The Starling Automotive Group of Florida just acquired a Chevrolet store in South Carolina. Make that another Chevrolet store. The Group now owns four Chevy franchises. The stores will complement each other, Walker Starling tells Automotive Buy Sell Report.
“We can magnify our online presence by sharing inventory,” he says.
Giving online customers more to choose from is part of Starling Auto’s strategy to succeed in the changing automotive retail landscape. Growing both its digital and physical presence are part of the plan.
“We are trying to reach a critical mass where we have the resources to persist and thrive as long as there is a retail car business,” says Starling.
His Chevy stores are constantly moving inventory from place to place, he says. And if a customer at one store finds a model online at another store, Starling can usually get that model to the customer in a matter of hours.
Starling Automotive Group has five rooftops: A stand-alone Chevrolet store in the Orlando area, a Chevrolet Buick GMC store in St. Cloud, Fl; a Chevrolet Cadillac store in Deland, FL; a Buick GMC store in Venice, FL; and the just-acquired Chevrolet store in Mt. Pleasant, SC.
The location of the new store made it attractive. Mt. Pleasant is about six hours drive, or a quick flight, from Orlando, where he lives. And Starling sees a lot of potential in South Carolina.
There are BMW, Boeing, and Volvo plants in the Mt. Pleasant area. The economy is fast-growing. And Starling discovered another positive.

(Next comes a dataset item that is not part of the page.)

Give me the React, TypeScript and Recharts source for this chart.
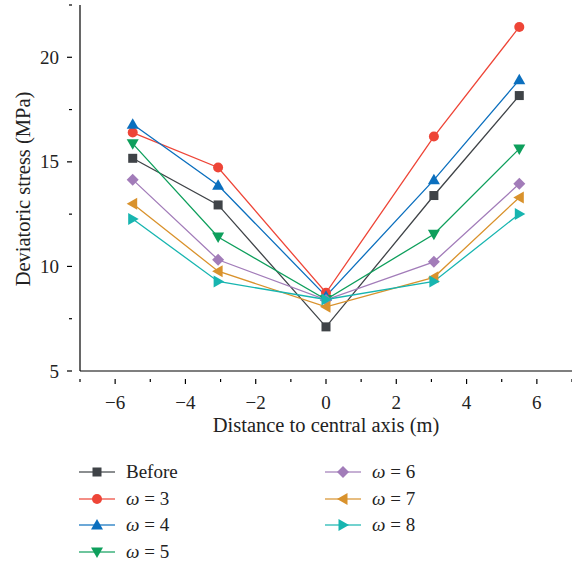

(l to r) Jack Starling, Walker Starling, Alan Starling & Andrew Starling
“The people (in Mt. Pleasant) are just as nice as you can imagine,” he says. “I have been blown away by the community.”

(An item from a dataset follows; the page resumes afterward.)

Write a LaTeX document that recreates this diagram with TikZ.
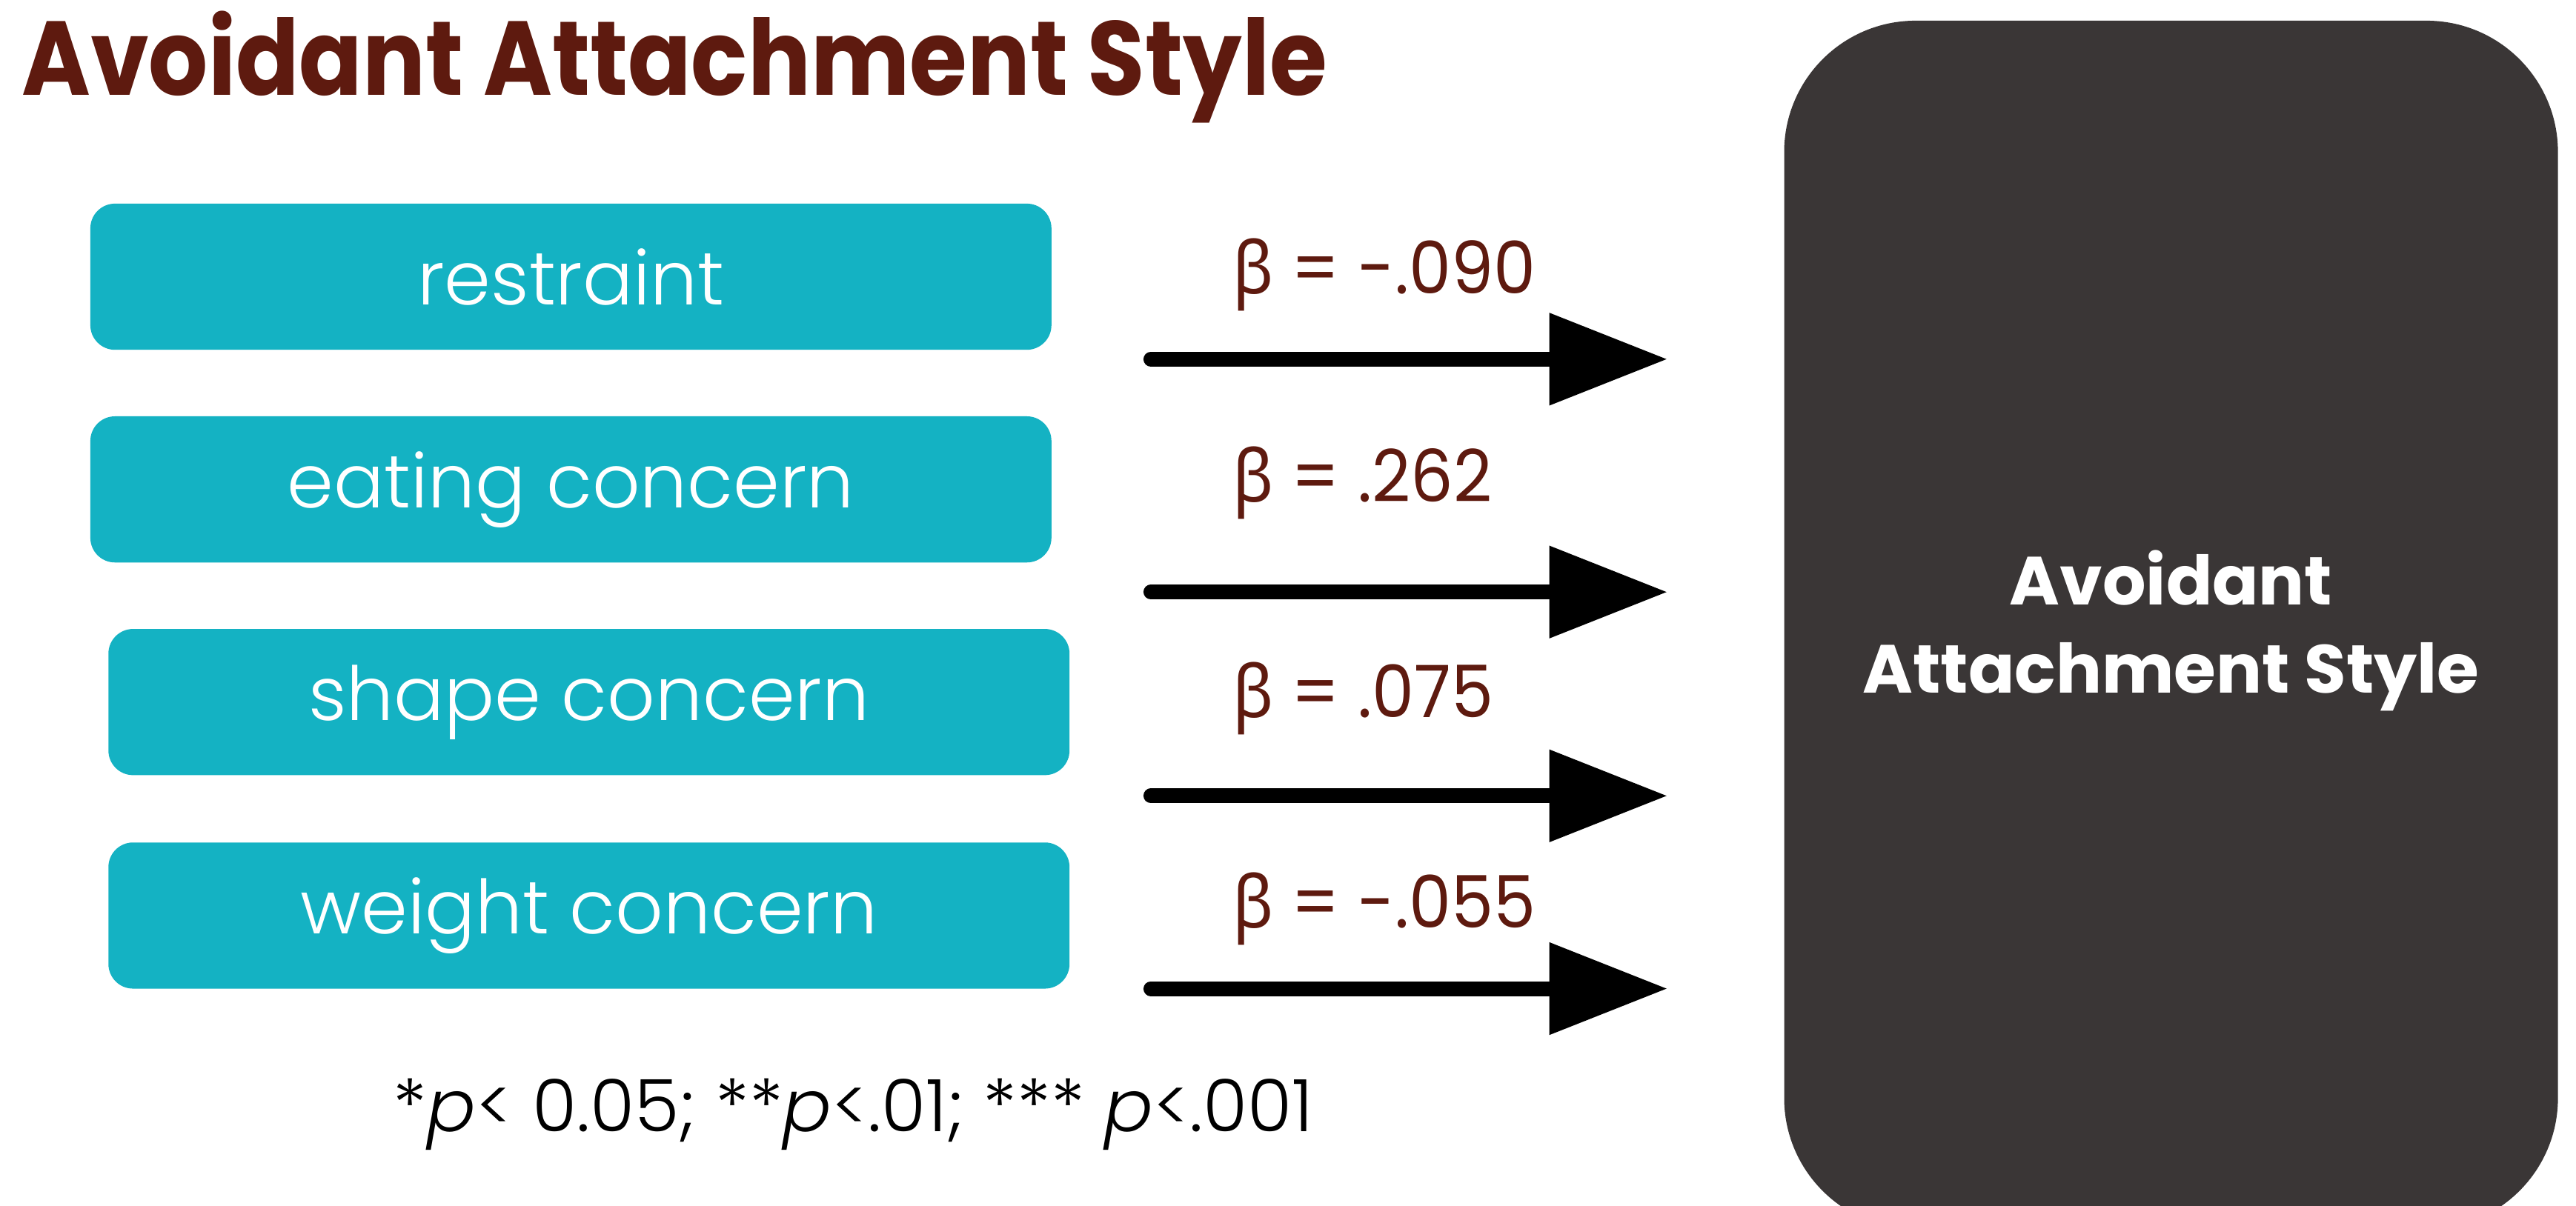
\documentclass[tikz,border=0pt]{standalone}
\usepackage{fontspec}
\setmainfont{Poppins}
\newfontfamily\poplight{Poppins Light}
\newfontfamily\grk{Noto Sans}
\usetikzlibrary{arrows.meta}
\definecolor{titlered}{HTML}{5E1A0F}
\definecolor{teal}{HTML}{14B2C3}
\definecolor{charcoal}{HTML}{3A3636}
\tikzset{
  predbox/.style={fill=teal, rounded corners=15pt, minimum width=585pt,
    minimum height=89pt, inner sep=0pt, text=white,
    font=\poplight\fontsize{45.5}{50}\selectfont},
  outcome/.style={fill=charcoal, rounded corners=80pt, minimum width=471pt,
    minimum height=736pt, inner sep=0pt},
  outcome text/.style={inner sep=0pt, text=white, align=center,
    font=\bfseries\fontsize{41.5}{54}\selectfont},
  beta/.style={anchor=base west, inner sep=0pt, text=titlered,
    font=\fontsize{44}{50}\selectfont},
  path arrow/.style={line width=9pt, line cap=round,
    -{Triangle[length=72pt, width=54pt]}}
}
\begin{document}
\begin{tikzpicture}[x=1pt, y=-1pt]
  \clip (0,0) rectangle (1568,734);
  \fill[white] (0,0) rectangle (1568,734);

  % heading
  \node[anchor=base west, inner sep=0pt, text=titlered,
        font=\bfseries\fontsize{64}{70}\selectfont] (title) at (13,58)
        {\scalebox{0.888}[1]{Avoidant Attachment Style}};

  % predictors
  \node[predbox] (restraint) at (347.5,168.5) {restraint};
  \node[predbox] (eating)    at (347.5,298)   {eating concern};
  \node[predbox] (shape)     at (358.5,427.5) {shape concern};
  \node[predbox] (weight)    at (358.5,557.5) {weight concern};

  % outcome
  \node[outcome] (avoid) at (1321.5,380.6) {};
  \node[outcome text] (avoidlabel) at (1321.5,384) {Avoidant\\Attachment Style};

  % paths
  \coordinate (s1) at (700.5,218.7); \coordinate (e1) at (1015,218.7);
  \coordinate (s2) at (700.5,360.5); \coordinate (e2) at (1015,360.5);
  \coordinate (s3) at (700.5,484.6); \coordinate (e3) at (1015,484.6);
  \coordinate (s4) at (700.5,602);   \coordinate (e4) at (1015,602);
  \draw[path arrow] (s1) -- (e1);
  \draw[path arrow] (s2) -- (e2);
  \draw[path arrow] (s3) -- (e3);
  \draw[path arrow] (s4) -- (e4);

  % coefficients
  \node[beta] (b1) at (750,179)   {\scalebox{0.93}[1]{{\grk β} = -.090}};
  \node[beta] (b2) at (750,305.7) {\scalebox{0.93}[1]{{\grk β} = .262}};
  \node[beta] (b3) at (750,437)   {\scalebox{0.93}[1]{{\grk β} = .075}};
  \node[beta] (b4) at (750,565)   {\scalebox{0.93}[1]{{\grk β} = -.055}};

  % significance note
  \node[anchor=base, inner sep=0pt, font=\poplight\fontsize{44}{50}\selectfont]
    (note) at (519.5,689) {*\textit{p}< 0.05; **\textit{p}<.01; *** \textit{p}<.001};
\end{tikzpicture}
\end{document}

Starling acquired the franchise from Terry Taylor’s Automotive Management Services Inc., a closely-held dealership group. Starling found out the store was available from the Tim Lamb Group, whom Starling says he has been talking with for several years about acquiring a store in the Charleston area, or in the Nashville area, where he went to law school.

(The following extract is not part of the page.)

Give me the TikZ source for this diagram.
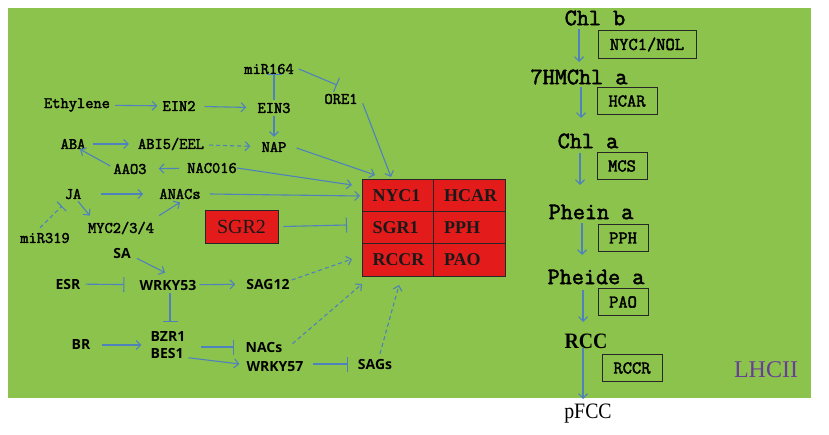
\documentclass[tikz,border=0pt]{standalone}
\usepackage{fontspec}
\setmainfont{Liberation Serif}
\newfontfamily\monof[FakeBold=2.2]{Latin Modern Mono}
\newfontfamily\sansf{Open Sans}
\newfontfamily\narrowf[FakeStretch=0.9]{Liberation Serif}
\usetikzlibrary{arrows.meta,calc}
\definecolor{bgc}{RGB}{139,195,76}
\definecolor{redbox}{RGB}{228,27,27}
\definecolor{arrc}{RGB}{79,129,189}
\definecolor{lhc}{RGB}{104,62,150}
\begin{document}
\begin{tikzpicture}[x=1pt,y=-1pt,
 lbl/.style={font=\monof\fontsize{16}{16}\selectfont, inner xsep=5pt, inner ysep=3pt},
 slbl/.style={font=\sansf\bfseries\fontsize{14}{17}\selectfont, inner xsep=5pt, inner ysep=3pt},
 arr/.style={draw=arrc, line width=1.1pt, -{Straight Barb[length=4.5pt,width=9pt]}},
 inh/.style={draw=arrc, line width=1.1pt, -{Bar[width=15pt]}},
 dsh/.style={dash pattern=on 4pt off 3pt},
 cell/.style={draw=black!85, fill=redbox, line width=0.8pt, text width=50.5pt, align=left,
   inner xsep=10.5pt, inner ysep=0pt, minimum height=32.3pt, font=\bfseries\fontsize{18}{18}\selectfont, text=black!90},
 rlbl/.style={font=\monof\fontsize{23.5}{23.5}\selectfont, inner sep=1pt},
 ebox/.style={draw=black!85, line width=1pt, font=\monof\fontsize{18}{18}\selectfont, inner sep=0pt, minimum height=27.5pt},
]
\useasboundingbox (0,0) rectangle (829,435);
\fill[white] (0,0) rectangle (829,435);
\fill[bgc] (8,8) rectangle (811,398);

% ---------- left network (mono labels)
\node[lbl] (eth) at (77,105) {Ethylene};
\node[lbl] (ein2) at (179,106) {EIN2};
\node[lbl] (ein3) at (274,108) {EIN3};
\node[lbl] (mir164) at (269,69) {miR164};
\node[lbl] (ore1) at (341,99) {ORE1};
\node[lbl] (nap) at (274,147) {NAP};
\node[lbl] (abi) at (171,144) {ABI5/EEL};
\node[lbl] (aba) at (73,144) {ABA};
\node[lbl] (aao3) at (130,169) {AAO3};
\node[lbl] (nac016) at (212,168) {NAC016};
\node[lbl] (ja) at (73,194) {JA};
\node[lbl] (anacs) at (180,194) {ANACs};
\node[lbl] (myc) at (121,228) {MYC2/3/4};
\node[lbl] (mir319) at (45,238) {miR319};

% ---------- sans labels
\node[slbl] (sa) at (122,254) {SA};
\node[slbl] (esr) at (68,284) {ESR};
\node[slbl] (wrky53) at (168,285) {WRKY53};
\node[slbl] (sag12) at (268,284) {SAG12};
\node[slbl, align=left] (bzr) at (168,345) {BZR1\\BES1};
\node[slbl] (br) at (81,345) {BR};
\node[slbl] (nacs) at (264,347) {NACs};
\node[slbl] (wrky57) at (275,367) {WRKY57};
\node[slbl] (sags) at (375,364) {SAGs};

% ---------- red grid
\node[cell] (c11) at (397.75,195.15) {NYC1};
\node[cell] (c12) at (469.25,195.15) {HCAR};
\node[cell] (c21) at (397.75,227.5) {SGR1};
\node[cell] (c22) at (469.25,227.5) {PPH};
\node[cell] (c31) at (397.75,259.85) {RCCR};
\node[cell] (c32) at (469.25,259.85) {PAO};
\node[draw=black!85, fill=redbox, line width=0.8pt, minimum width=73pt, minimum height=33pt,
      font=\fontsize{20}{20}\selectfont, text=black!90] (sgr2) at (241.5,226.5) {SGR2};

% target points at the grid
\coordinate (t1) at (391,177);
\coordinate (t2) at (375,175);
\coordinate (t3) at (352,185);
\coordinate (t4) at (360,196);
\coordinate (t5) at (352,259);
\coordinate (t6) at (362,284);
\coordinate (t7) at (399,285);
\coordinate (tb) at (347,225);
\coordinate (b164) at (337,85);
\coordinate (b319) at (62,206);

% ---------- connectors (left)
\draw[arr] (eth) -- (ein2);
\draw[arr, shorten <=4pt, shorten >=6pt] (ein2) -- (ein3);
\draw[inh, shorten >=-3pt] (ein3.north) -- (ein3.north |- mir164.south);
\draw[arr, shorten >=2pt] (ein3.south) -- (nap.north);
\draw[inh] (mir164.east) -- (b164);
\draw[arr] ($(ore1.south east)+(0,-4)$) -- (t1);
\draw[arr] ($(nap.east)+(5,1)$) -- (t2);
\draw[arr, dsh, shorten >=6pt] (abi) -- (nap);
\draw[arr, shorten <=2pt, shorten >=4pt] (aba) -- (abi);
\draw[arr] ($(aao3.west)+(2,-3)$) -- ($(aba.south)+(7,-3)$);
\draw[arr, shorten <=3pt, shorten >=7pt] (nac016) -- (aao3);
\draw[arr] ($(nac016.east)+(-5,0)$) -- (t3);
\draw[arr, shorten <=15pt, shorten >=11pt] (ja) -- (anacs);
\draw[arr] ($(anacs.east)+(4,0)$) -- (t4);
\draw[arr] ($(ja.south)+(5,-1)$) -- ($(myc.north west)+(7,-3)$);
\draw[arr] ($(myc.north east)+(0,-3)$) -- (anacs.south);
\draw[inh, dsh, -{Bar[width=13pt]}] ($(mir319.north)+(-5,-2)$) -- (b319);
\draw[inh] ($(sgr2.east)+(5,0)$) -- (tb);

% ---------- connectors (sans part)
\draw[arr] ($(sa.south east)+(1,-4)$) -- ($(wrky53.north)+(-3,-4)$);
\draw[inh, shorten >=10pt] (esr) -- (wrky53);
\draw[arr, shorten <=-2pt, shorten >=6pt] (wrky53) -- (sag12);
\draw[arr, dsh] ($(sag12.east)+(-3,-4)$) -- (t5);
\draw[inh, shorten >=6pt] ($(wrky53.south)+(2,0)$) -- ($(bzr.north)+(2,0)$);
\draw[arr, shorten <=6pt, shorten >=4pt] (br) -- (br -| bzr.west);
\draw[inh, shorten <=10pt, shorten >=6pt] (bzr.east |- nacs.west) -- (nacs.west);
\draw[arr] ($(bzr.south east)+(-2,-4)$) -- ($(wrky57.west)+(-2,-3)$);
\draw[inh, shorten <=4pt, shorten >=5pt] (wrky57.east |- sags.west) -- (sags.west);
\draw[arr, dsh] ($(nacs.north east)+(5,5)$) -- (t6);
\draw[arr, dsh] ($(sags.north)+(5,-2)$) -- (t7);

% ---------- right column
\node[rlbl] (chlb) at (595,18) {Chl b};
\node[rlbl] (hm) at (579,77) {7HMChl a};
\node[rlbl] (chla) at (588,141) {Chl a};
\node[rlbl] (phein) at (591,212) {Phein a};
\node[rlbl] (pheide) at (596,277) {Pheide a};
\node[font=\narrowf\bfseries\fontsize{22}{22}\selectfont, inner sep=1pt] (rcc) at (586,341) {RCC};
\node[font=\narrowf\fontsize{22}{22}\selectfont, inner sep=1pt] (pfcc) at (588,414) {pFCC};
\node[font=\fontsize{24}{24}\selectfont, text=lhc, inner sep=0pt] (lhcii) at (766,370) {LHCII};

\node[ebox, minimum width=98pt] (e1) at (647,44.5) {NYC1/NOL};
\node[ebox, minimum width=60pt] (e2) at (627,101) {HCAR};
\node[ebox, minimum width=50pt] (e3) at (622,166) {MCS};
\node[ebox, minimum width=50pt] (e4) at (623,238) {PPH};
\node[ebox, minimum width=50pt] (e5) at (623,302) {PAO};
\node[ebox, minimum width=60pt] (e6) at (632,368) {RCCR};

\coordinate (r1a) at (579,29);  \coordinate (r1b) at (579,62);
\coordinate (r2a) at (581,87);  \coordinate (r2b) at (581,118);
\coordinate (r3a) at (580,153); \coordinate (r3b) at (580,185);
\coordinate (r4a) at (582,223); \coordinate (r4b) at (582,255);
\coordinate (r5a) at (583,290); \coordinate (r5b) at (583,322);
\coordinate (r6a) at (583,348); \coordinate (r6b) at (583,399);
\foreach \i in {1,...,6} {\draw[arr] (r\i a) -- (r\i b);}
\end{tikzpicture}
\end{document}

AMSI is known more for acquiring than selling stores, says Starling, but the Mt. Pleasant store “was maybe not a good fit for the group.”
That’s where his experience, and his team, can make a difference, says Starling.
Chevrolet “is a business we know and understand very well,” he says. “We can come into the market on day one and know how to operate the store.”
That knowledge will help make the Mt. Pleasant store a success, figures Starling. The GM distribution system “can be difficult to navigate if you are a smaller dealer,” he says.
The Mt. Pleasant location had slipped into a tier three store, but more targeted inventory ordering, and boosting its online presence, should allow the store to sell “substantially more cars,” says Starling.
“You have to be ordering for 80 percent of the market, not 20 percent,” he says.
Starling brought in a general manager from one of his other locations to be the Mt. Pleasant store’s executive manager. One of his finance managers became the sales manager. He also brought in a new finance director.
The Moleskin Notebook
Starling Automotive Group was started by Walker’s grandfather Carroll in 1948, when he acquired a Chevrolet dealership in Kissimmee, FL. Its survival was early thrown in to doubt when Carroll Starling passed away, but Walker’s father, Alan, took over the store in 1975 immediately after returning from military service.
With help from other local dealers, his father kept the store going. The store also benefitted from the growth of the Walt Disney enterprises in Central Florida. His father acquired several additional stores.
Meanwhile, Walker and his two brothers also entered the family business. In the past few years, says Walker, the group “reached a point where we figure we had the band width and the ability to grow the network.”
The three brothers and their father work both separately and as a team, trying to “act in concert to amplify and magnify” each other’s abilities, says Walker.
In October of 2017, the Group acquired the Buick GMC dealership in Venice, FL. Jack Starling, Walker’s brother, discovered that opportunity and runs the store. His brother Andrew runs the St. Cloud store.
The Group’s ability to continue to grow depends on having people to run those stores, says Starling. “No dealership works on just one person,” he says.
They try to nurture management talent at their existing stores so they can take advantage of an acquisition when it comes along.
“We have to have a stable in our organization that is ready to take that next step,” says Starling.
New acquisitions would need to be “with an OEM we feel strongly and positively about,” says Starling.
For the last three years, Starling has kept a moleskin notebook on his desk. Whenever he hears about a possible acquisition, he starts a new page with the dealership’s information including the blue-sky value, the last three years sales, and information on the store’s real estate.
A Honda franchise would be great, says Walker, but the notebook is devoid of such stores.
“I have not found a single Honda deal south of the Mason Dixon (line) in the last three years,” he says.
Ford is a better possibility. The Starling Group has a thriving fleet and commercial business, says Starling. The brand “does a phenomenal job in that space. I would love a Ford store.”